10/28/12

Comparison of personal income distributions reported by the IRS and Census Bureau


We have discussed many times in this blog that personal incomes are not well defined and the lack of a comprehensive definition does not allow any accurate estimate of income inequality. Here we compare two data sets for 2001. The IRS reported 128,227,145 people with the cumulative income of $6.37E+12. The Census Bureau (CB) found 221,591,000 people with the total income of $6.45E+12, with the working age population of 243,946,000. All figures published by the CB are obtained as a projection of about 200,000 people covered by the Current Population Survey to the working age population as a whole using so called population controls and thus the higher incomes with just few representatives are subject to large biases. The Bureau of Economic Analysis (BEA) has estimated the personal income in 2001 as $8.89E+12. Therefore the IRS and the CB both reported only 72% of the gross personal income (GPI) as based on 53% and 87% of working age population, respectively. This BEA provides no personal income distribution (PID) and thus its data are worthless for the analysis of income inequality. The IRS and CB data sets are also not comprehensive since give two different and mainly independent slices of the personal income distribution. One might try to recover the overall PID from these data sets.
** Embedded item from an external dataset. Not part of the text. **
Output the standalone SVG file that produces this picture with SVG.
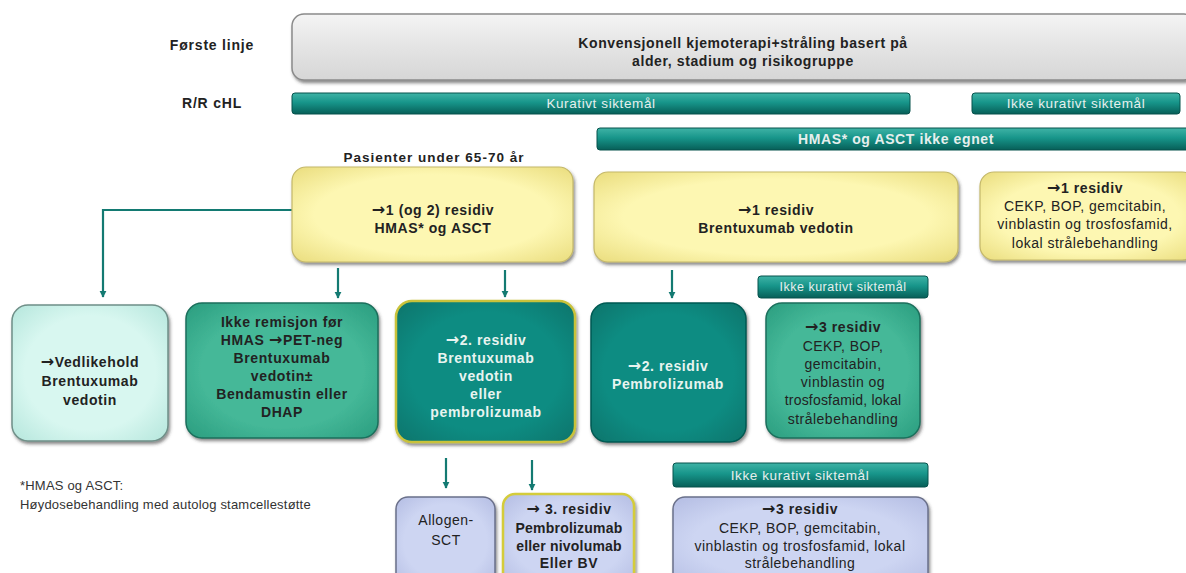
<svg xmlns="http://www.w3.org/2000/svg" width="1186" height="573" viewBox="0 0 1186 573">
<defs>
<linearGradient id="gBar" x1="0" y1="0" x2="0" y2="1">
<stop offset="0" stop-color="#3fb3a6"/><stop offset="0.45" stop-color="#17958a"/><stop offset="1" stop-color="#075f58"/>
</linearGradient>
<linearGradient id="gGray" x1="0" y1="0" x2="0" y2="1">
<stop offset="0" stop-color="#f4f4f4"/><stop offset="0.5" stop-color="#e4e4e4"/><stop offset="1" stop-color="#d6d6d6"/>
</linearGradient>
<radialGradient id="gYel" cx="0.5" cy="0.5" r="0.7">
<stop offset="0.6" stop-color="#fdf7b2"/><stop offset="1" stop-color="#eadd7e"/>
</radialGradient>
<radialGradient id="gMint" cx="0.5" cy="0.5" r="0.7">
<stop offset="0.6" stop-color="#d8f7f0"/><stop offset="1" stop-color="#b5e6dc"/>
</radialGradient>
<radialGradient id="gGreen" cx="0.5" cy="0.5" r="0.7">
<stop offset="0.6" stop-color="#45b898"/><stop offset="1" stop-color="#2a9d7f"/>
</radialGradient>
<radialGradient id="gTeal" cx="0.5" cy="0.5" r="0.7">
<stop offset="0.6" stop-color="#0f8c82"/><stop offset="1" stop-color="#07746b"/>
</radialGradient>
<radialGradient id="gLav" cx="0.5" cy="0.5" r="0.7">
<stop offset="0.6" stop-color="#cdd5f2"/><stop offset="1" stop-color="#b4bde3"/>
</radialGradient>
<filter id="sh" x="-10%" y="-10%" width="125%" height="125%">
<feDropShadow dx="1.5" dy="2.5" stdDeviation="1.8" flood-color="#333" flood-opacity="0.55"/>
</filter>
<marker id="ah" viewBox="0 0 10 10" refX="9" refY="5" markerWidth="3.2" markerHeight="3.2" orient="auto">
<path d="M0,0 L10,5 L0,10 z" fill="#137a72"/>
</marker>
</defs>
<style>
text{font-family:"Liberation Sans",Arial,sans-serif;text-anchor:middle}
.ar{font-family:"DejaVu Sans",sans-serif;font-weight:bold;font-size:16px}
.lab{font-size:14px;font-weight:bold;fill:#222;letter-spacing:0.8px}
.b{font-size:14px;font-weight:bold;fill:#222;letter-spacing:0.6px}
.n{font-size:14px;fill:#222;letter-spacing:0.5px}
.w{font-size:14px;font-weight:bold;fill:#e8f4f0;letter-spacing:0.6px}
.bt{font-size:13.5px;fill:#e6efed;letter-spacing:0.6px}
.btb{font-size:14px;font-weight:bold;fill:#e6efed;letter-spacing:0.6px}
.foot{font-size:13px;fill:#333;text-anchor:start;letter-spacing:0.2px}
.bar{fill:url(#gBar);stroke:#06524c;stroke-width:1}
.conn{stroke:#137a72;stroke-width:2.2;fill:none}
</style>

<text class="lab" x="212" y="50">Første linje</text>
<text class="lab" x="212" y="108">R/R cHL</text>

<g id="first-line">
<rect x="292" y="14" width="904" height="66" rx="12" fill="url(#gGray)" stroke="#8a8a8a" stroke-width="1.5" filter="url(#sh)"/>
<text class="b" x="743" y="48">Konvensjonell kjemoterapi+stråling basert på</text>
<text class="b" x="743" y="66">alder, stadium og risikogruppe</text>
</g>

<g id="bar-kurativt">
<rect class="bar" x="292" y="93" width="618" height="21" rx="3"/>
<text class="bt" x="601" y="108">Kurativt siktemål</text>
</g>
<g id="bar-ikke-kurativt-top">
<rect class="bar" x="972" y="93" width="208" height="21" rx="3"/>
<text class="bt" x="1076" y="108">Ikke kurativt siktemål</text>
</g>
<g id="bar-hmas-ikke-egnet">
<rect class="bar" x="597" y="128" width="600" height="22" rx="3"/>
<text class="btb" x="896" y="144">HMAS* og ASCT ikke egnet</text>
</g>

<text class="b" x="434" y="162" style="font-size:13.5px;letter-spacing:1px">Pasienter under 65-70 år</text>

<g id="connectors">
<polyline class="conn" points="292,210 103,210 103,297" marker-end="url(#ah)"/>
<line class="conn" x1="338" y1="268" x2="338" y2="298" marker-end="url(#ah)"/>
<line class="conn" x1="505" y1="270" x2="505" y2="297" marker-end="url(#ah)"/>
<line class="conn" x1="672" y1="270" x2="672" y2="298" marker-end="url(#ah)"/>
<line class="conn" x1="446" y1="458" x2="446" y2="488" marker-end="url(#ah)"/>
<line class="conn" x1="532" y1="460" x2="532" y2="490" marker-end="url(#ah)"/>
</g>

<g id="y1">
<rect x="292" y="167" width="281" height="95" rx="14" fill="url(#gYel)" stroke="#c4b86a" stroke-width="1.2" filter="url(#sh)"/>
<text class="b" x="433" y="215"><tspan class="ar">→</tspan>1 (og 2) residiv</text>
<text class="b" x="433" y="233">HMAS* og ASCT</text>
</g>
<g id="y2">
<rect x="594" y="172" width="364" height="90" rx="14" fill="url(#gYel)" stroke="#c4b86a" stroke-width="1.2" filter="url(#sh)"/>
<text class="b" x="776" y="215"><tspan class="ar">→</tspan>1 residiv</text>
<text class="b" x="776" y="233">Brentuxumab vedotin</text>
</g>
<g id="y3">
<rect x="980" y="172" width="216" height="88" rx="14" fill="url(#gYel)" stroke="#c4b86a" stroke-width="1.2" filter="url(#sh)"/>
<text class="b" x="1085" y="193"><tspan class="ar">→</tspan>1 residiv</text>
<text class="n" x="1085" y="211">CEKP, BOP, gemcitabin,</text>
<text class="n" x="1085" y="229">vinblastin og trosfosfamid,</text>
<text class="n" x="1085" y="248">lokal strålebehandling</text>
</g>

<g id="vedlikehold">
<rect x="12" y="305" width="156" height="136" rx="16" fill="url(#gMint)" stroke="#6f8f88" stroke-width="1.5" filter="url(#sh)"/>
<text class="b" x="90" y="367"><tspan class="ar">→</tspan>Vedlikehold</text>
<text class="b" x="90" y="386">Brentuxumab</text>
<text class="b" x="90" y="405">vedotin</text>
</g>
<g id="ikke-remisjon">
<rect x="186" y="303" width="192" height="135" rx="16" fill="url(#gGreen)" stroke="#1b6f5c" stroke-width="1.5" filter="url(#sh)"/>
<text class="b" x="282" y="327">Ikke remisjon før</text>
<text class="b" x="282" y="345">HMAS <tspan class="ar">→</tspan>PET-neg</text>
<text class="b" x="282" y="363">Brentuxumab</text>
<text class="b" x="282" y="381">vedotin±</text>
<text class="b" x="282" y="399">Bendamustin eller</text>
<text class="b" x="282" y="417">DHAP</text>
</g>
<g id="r2-bv">
<rect x="396" y="301" width="179" height="141" rx="16" fill="url(#gTeal)" stroke="#c9c23a" stroke-width="2.5" filter="url(#sh)"/>
<text class="w" x="486" y="345"><tspan class="ar">→</tspan>2. residiv</text>
<text class="w" x="486" y="363">Brentuxumab</text>
<text class="w" x="486" y="381">vedotin</text>
<text class="w" x="486" y="399">eller</text>
<text class="w" x="486" y="417">pembrolizumab</text>
</g>
<g id="r2-pembro">
<rect x="591" y="303" width="155" height="139" rx="16" fill="url(#gTeal)" stroke="#055a53" stroke-width="1.5" filter="url(#sh)"/>
<text class="w" x="668" y="371"><tspan class="ar">→</tspan>2. residiv</text>
<text class="w" x="668" y="389">Pembrolizumab</text>
</g>
<g id="bar-ikke-kurativt-mid">
<rect class="bar" x="758" y="276" width="170" height="22" rx="3"/>
<text class="bt" x="843" y="291" style="font-size:12.5px;letter-spacing:0.5px">Ikke kurativt siktemål</text>
</g>
<g id="r3-green">
<rect x="766" y="303" width="154" height="135" rx="16" fill="url(#gGreen)" stroke="#1b6f5c" stroke-width="1.5" filter="url(#sh)"/>
<text class="b" x="843" y="332"><tspan class="ar">→</tspan>3 residiv</text>
<text class="n" x="843" y="351">CEKP, BOP,</text>
<text class="n" x="843" y="369">gemcitabin,</text>
<text class="n" x="843" y="387">vinblastin og</text>
<text class="n" x="843" y="405" style="letter-spacing:0.2px">trosfosfamid, lokal</text>
<text class="n" x="843" y="424">strålebehandling</text>
</g>

<text class="foot" x="20" y="490">*HMAS og ASCT:</text>
<text class="foot" x="20" y="509">Høydosebehandling med autolog stamcellestøtte</text>

<g id="allogen">
<rect x="396" y="497" width="99" height="90" rx="12" fill="url(#gLav)" stroke="#6a708a" stroke-width="1.5" filter="url(#sh)"/>
<text class="n" x="446" y="525">Allogen-</text>
<text class="n" x="446" y="545">SCT</text>
</g>
<g id="r3-pembro">
<rect x="503" y="494" width="131" height="93" rx="12" fill="url(#gLav)" stroke="#d4cc3a" stroke-width="2.5" filter="url(#sh)"/>
<text class="b" x="569" y="514"><tspan class="ar">→</tspan> 3. residiv</text>
<text class="b" x="569" y="533" style="letter-spacing:0.2px">Pembrolizumab</text>
<text class="b" x="569" y="551" style="letter-spacing:0.2px">eller nivolumab</text>
<text class="b" x="569" y="568">Eller BV</text>
</g>
<g id="bar-ikke-kurativt-bottom">
<rect class="bar" x="673" y="463" width="255" height="24" rx="3"/>
<text class="bt" x="800" y="480">Ikke kurativt siktemål</text>
</g>
<g id="r3-lav">
<rect x="673" y="497" width="255" height="90" rx="12" fill="url(#gLav)" stroke="#6a708a" stroke-width="1.5" filter="url(#sh)"/>
<text class="b" x="800" y="514"><tspan class="ar">→</tspan>3 residiv</text>
<text class="n" x="800" y="533">CEKP, BOP, gemcitabin,</text>
<text class="n" x="800" y="551">vinblastin og trosfosfamid, lokal</text>
<text class="n" x="800" y="568">strålebehandling</text>
</g>
</svg>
The IRS and CB provide PIDs in different income bins.  This excludes any direct comparison of the relevant PIDs.  The CB covers incomes between $0 and $250K with bins of $10K before and $50K above $100K. The IRS distribution spans the interval between $0 and $10M with the bin width varying from $1K to $5M. All incomes above $250K and $10M, respectively, are covered by open-end bins for which the width cannot be determined. We have calculated two probability density functions (PDF) for the IRS and CB by dividing their PIDs by the widths of income bins and total population. (We did not normalize to the total incomes because they are practically identical.) Figure 1 presents both PDFs. These curves represent the portion of total population in $1 bins as a function of income. Between $15K and $40K, the PDFs practically coincide. Below $15K, the probability density reported by the CB is higher, and above $40K the IRS curve is above the CB one. Both curves reveal a power law distribution above approximate $70K. This allows an extension of the CB curve above its limit of $250K with a power law function with the index of -3.34 as shown in Figure 2. From Figure 1, one can conclude that the excess of 93,000,000 of people in the CB’s PID is inherently related to low incomes. The IRS compensates the total income deficit associated with the lack of low-incomers by a larger portion of people with higher incomes. In that sense, the CB better covers the sources of low incomes and the IRS includes more accurate sources of incomes above $50,000.

In order to construct a comprehensive definition one should combine all sources on income over the whole income axis. The simplest way is to use the CB’s PID below and the IRS’ PID above some threshold. We have chosen the level of $75K because there are bins starting with this value for both the IRS and CB. The number of people reported by the IRS and CB with incomes above $75K is different: 19,452,000 and 15,218,000, respectively. The former number is more accurate since the IRS includes almost all sources of high incomes and we consider the joint (merged IRS/CB) distribution at high incomes to be that reported by the IRS. The extra 4,234,000 people with incomes above $75K might be counted in by the CB as having lower incomes. However, one cannot easily redistribute the CB’s PID by extracting these four millions. Therefore, we just added 4,234,000 to 221,591,000 reported by the CB in order to calculate the basis for the corresponding PDF. This is a crude approximation but it should not introduce a large bias in the lower income bins since it is less than 2% is added. At lower incomes, we use the CB’s PID. Figure 3 shows the new merged PID (black line) which includes 225,000,000 and $7,819B.  The total income in the merged distribution is closer (895) to the GPI.
 
Figure 1. PDFs for IRS and CB

Figure 2.  The high income PDFs for the IRS and CB. The actual CB PDF shown by red circles and is extended by a power law with the index of -3.34 as shown by yellow circles.  The highest two values reported by the IRS lie above the power law distribution and are shown by blue squares with red contour. The expected values are shown by yellow squares.  
 
Figure 3. The merged personal income distribution.  At lower incomes, we retained $5K bins instead of $10K in Figure 1. At higher incomes, the merged PID is parallel to that reported by IRS but is much lower because the normalization basis has been increased from 128M to 225M people.